|Print | Back||November 1, 2013|
Shark Bite TheatreMud: A River Runs Through It
by Andrew E. Lindsay
I generally enjoy Matthew McConaughey as an actor, but I rarely feel like we get to see anything in his performances much more than skin deep. Granted, there’s usually plenty of skin to see, because for some reason Mr. McConaughey’s shirt seems to come off in just about every movie he’s in. For those of you keeping score, it also comes off for one scene in Mud.
Mud, however, cleans up to be a pretty beautiful little film, and McConaughey turns in one of the best performances of his career.
Mud is a coming-of-age story about two young, teenage boys in the Arkansas delta, Ellis and Neckbone. Ellis lives with his parents in a river houseboat where he is watching their marriage come apart. Adding to his burden is the knowledge that if his parents split up, the river authority folks will have the legal right to come dismantle the only home he’s ever known and the place where his father ekes out a meager living off the river.
Neckbone, Ellis’ one true friend, is being raised by his hard-working but womanizing uncle, Galen. Everyone struggles to make a living in this impoverished area, and Galen (Michael Shannon) earns his bread by diving for oysters in the river. He mentions something he saw on an island to the boys, and they set off to have a look for themselves. Leaving the relative safety of the small tributary rivers, Ellis and Neckbone venture out into the mighty Mississippi to an uninhabited island. There, in the woods, they find something left behind by a hurricane: a small boat lodged in the top of a tree.
The boys climb the tree to claim the boat as their own, but quickly realize someone has been living in the boat. That someone turns out to be a drifter known simply as “Mud.” McConaughey’s portrayal of the marooned fugitive Mud is as compelling as it is complex. His unrequited love of a girl named Juniper has led him down many a dead-end path before bringing him back to the place of his childhood.
Mud enlists the help of Ellis and Neckbone in removing the boat from the tree and making it seaworthy, so he and Juniper can escape from their present cares and find peace and happiness somewhere far away. Ellis wants to believe in the idea of love prevailing, despite evidence to the contrary at home, so he agrees to help. Neckbone is less trusting, but ultimately is game to help Ellis in whatever adventure he’s on.
Ellis is played with a sweet and endearing earnestness by relative newcomer Tye Sheridan, whose only previous film credit was The Tree of Life. His youthful inexperience is never evident, however, and he more than holds his own with the likes of Matthew McConaughey, Reese Witherspoon (Juniper), Sam Shepard (his neighbor, Tom Blankenship), and Ray McKinnon who plays his father.
Jacob Lofland also makes an impressive film debut as Neckbone, and bears more than a passing resemblance to a young River Phoenix.
The casting is a brilliant mix of seasoned professionals and untrained locals, and writer/director Jeff Nichols created an authentic window for us to look into this world with dialogue and cadence that felt so natural you could almost smell the river in the background.

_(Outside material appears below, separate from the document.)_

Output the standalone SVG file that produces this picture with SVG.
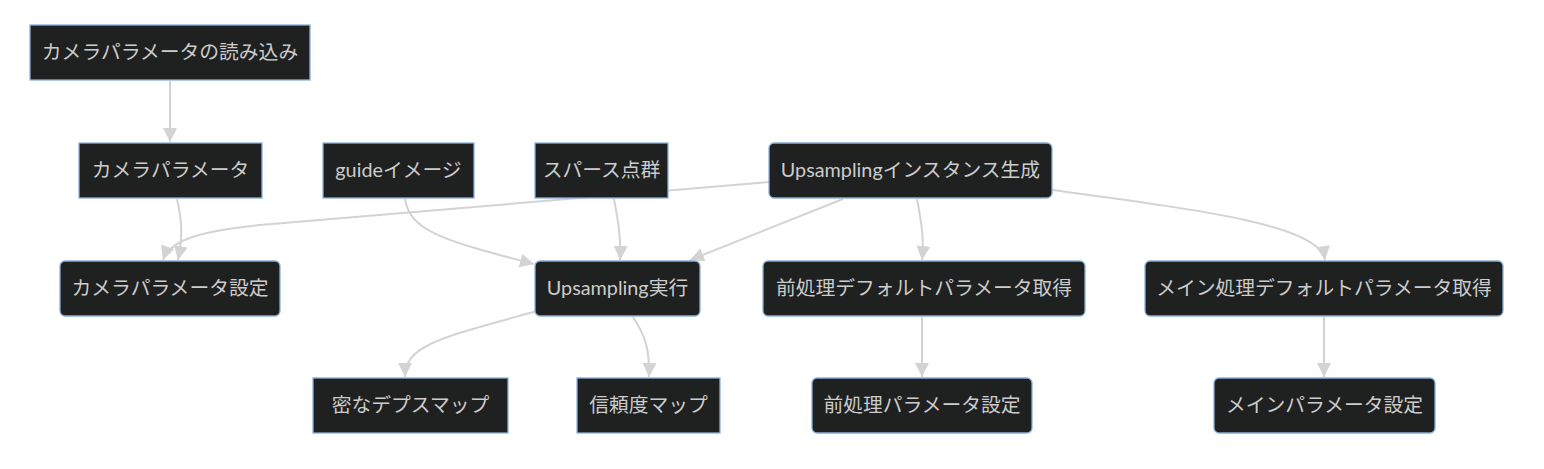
<svg xmlns="http://www.w3.org/2000/svg" width="1544" height="469" viewBox="0 0 1544 469">
<style>
.n rect{fill:#1f2020;stroke:#8ab0da;stroke-width:1.3}
.n text{fill:#cccccc;font-family:Lato,"Noto Sans CJK JP",sans-serif;font-size:19.8px;text-anchor:middle}
.e path{fill:none;stroke:#d3d3d3;stroke-width:2}
</style>
<defs>
<marker id="ah" markerUnits="userSpaceOnUse" markerWidth="14" markerHeight="14" viewBox="0 0 10 10" refX="10" refY="5" orient="auto">
<path d="M0,0 L10,5 L0,10 z" fill="#d3d3d3"/>
</marker>
</defs>
<rect width="1544" height="469" fill="#ffffff"/>
<g id="edges" class="e">
<path d="M170,81 L170,142" marker-end="url(#ah)"/>
<path d="M177,199 C183,225 182,240 178,260" marker-end="url(#ah)"/>
<path d="M769,182 L260,225 C200,231 170,240 163,260" marker-end="url(#ah)"/>
<path d="M405,199 C410,230 440,240 534,264" marker-end="url(#ah)"/>
<path d="M614,199 C619,225 621,240 620,260" marker-end="url(#ah)"/>
<path d="M843,199 L690,260" marker-end="url(#ah)"/>
<path d="M917,199 C922,225 924,240 922,260" marker-end="url(#ah)"/>
<path d="M1052,190 C1200,210 1320,225 1325,260" marker-end="url(#ah)"/>
<path d="M537,311 C440,338 405,345 405,377" marker-end="url(#ah)"/>
<path d="M633,317 C645,335 650,350 649,377" marker-end="url(#ah)"/>
<path d="M922,317 L922,377" marker-end="url(#ah)"/>
<path d="M1324,317 L1324,377" marker-end="url(#ah)"/>
</g>
<g id="n1" class="n"><rect x="30" y="25" width="280" height="55"/><text x="170" y="59">カメラパラメータの読み込み</text></g>
<g id="n2" class="n"><rect x="79" y="143" width="183" height="55"/><text x="170.5" y="177">カメラパラメータ</text></g>
<g id="n3" class="n"><rect x="323" y="143" width="151" height="55"/><text x="398.5" y="177">guideイメージ</text></g>
<g id="n4" class="n"><rect x="535" y="143" width="133" height="55"/><text x="601.5" y="177">スパース点群</text></g>
<g id="n5" class="n"><rect x="769" y="143" width="283" height="55" rx="5"/><text x="910.5" y="177">Upsamplingインスタンス生成</text></g>
<g id="n6" class="n"><rect x="60" y="261" width="220" height="55" rx="5"/><text x="170" y="295">カメラパラメータ設定</text></g>
<g id="n7" class="n"><rect x="535" y="261" width="165" height="55" rx="5"/><text x="617.5" y="295">Upsampling実行</text></g>
<g id="n8" class="n"><rect x="763" y="261" width="322" height="55" rx="5"/><text x="924" y="295">前処理デフォルトパラメータ取得</text></g>
<g id="n9" class="n"><rect x="1145" y="261" width="358" height="55" rx="5"/><text x="1324" y="295">メイン処理デフォルトパラメータ取得</text></g>
<g id="n10" class="n"><rect x="313" y="378" width="195" height="55"/><text x="410.5" y="412">密なデプスマップ</text></g>
<g id="n11" class="n"><rect x="577" y="378" width="143" height="55"/><text x="648.5" y="412">信頼度マップ</text></g>
<g id="n12" class="n"><rect x="812" y="378" width="220" height="55" rx="5"/><text x="922" y="412">前処理パラメータ設定</text></g>
<g id="n13" class="n"><rect x="1214" y="378" width="221" height="55" rx="5"/><text x="1324.5" y="412">メインパラメータ設定</text></g>
</svg>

Although this is a movie about young boys and families, I could not recommend it for younger folks. The language is a little bumpy at times, but certainly consistent with the characters, and the storyline deals with some grownup issues. That being said, older teenagers and adults should watch this film together and discuss it.
Some of my favorite conversations with my kids over the years have come from watching movies together and talking about subjects that are important but sometimes uncomfortable to broach on their own. Somehow, watching someone else muddle through the complexities of life makes it easier to talk about and relate to.
Too many movies that tackle the topic of teenage love tend to overdo the angst and fall short on substance. Mud is quite the opposite. Ellis is isolated and alone by virtue of the fact that they live on the river, clinging to a dying way of life, and he has no desire to become a “townie.”
He is an only child watching his parents’ marriage unravel, and his only confidant is another teenage boy who is being raised in an even more unstable environment. Ellis naturally wants to believe that true love is powerful and binding and worth fighting for, but his parents’ pending divorce makes him confused and angry.
He latches on to the expressed love that Mud has for Juniper, and follows him, blindly, into the aftermath. Along the way, Ellis experiences the bittersweet taste of first love himself, even as he tries to make sense of the grownup relationships in his life with their constant collisions of trust and betrayal, of promises and disappointment, and despair and hope.
The story is honest even when it is heartbreaking, and its grittiness is never gratuitous. And ultimately, Mud is a story about true love.
True love is only pretty sometimes; often it’s messy and complicated and confusing. True love is more than nice words and a kiss on the cheek. It is powerful, like a muddy river that sometimes swells beyond its banks and leaves a scar on the land. But it is also what gives us life, and carries us to the place we long to go.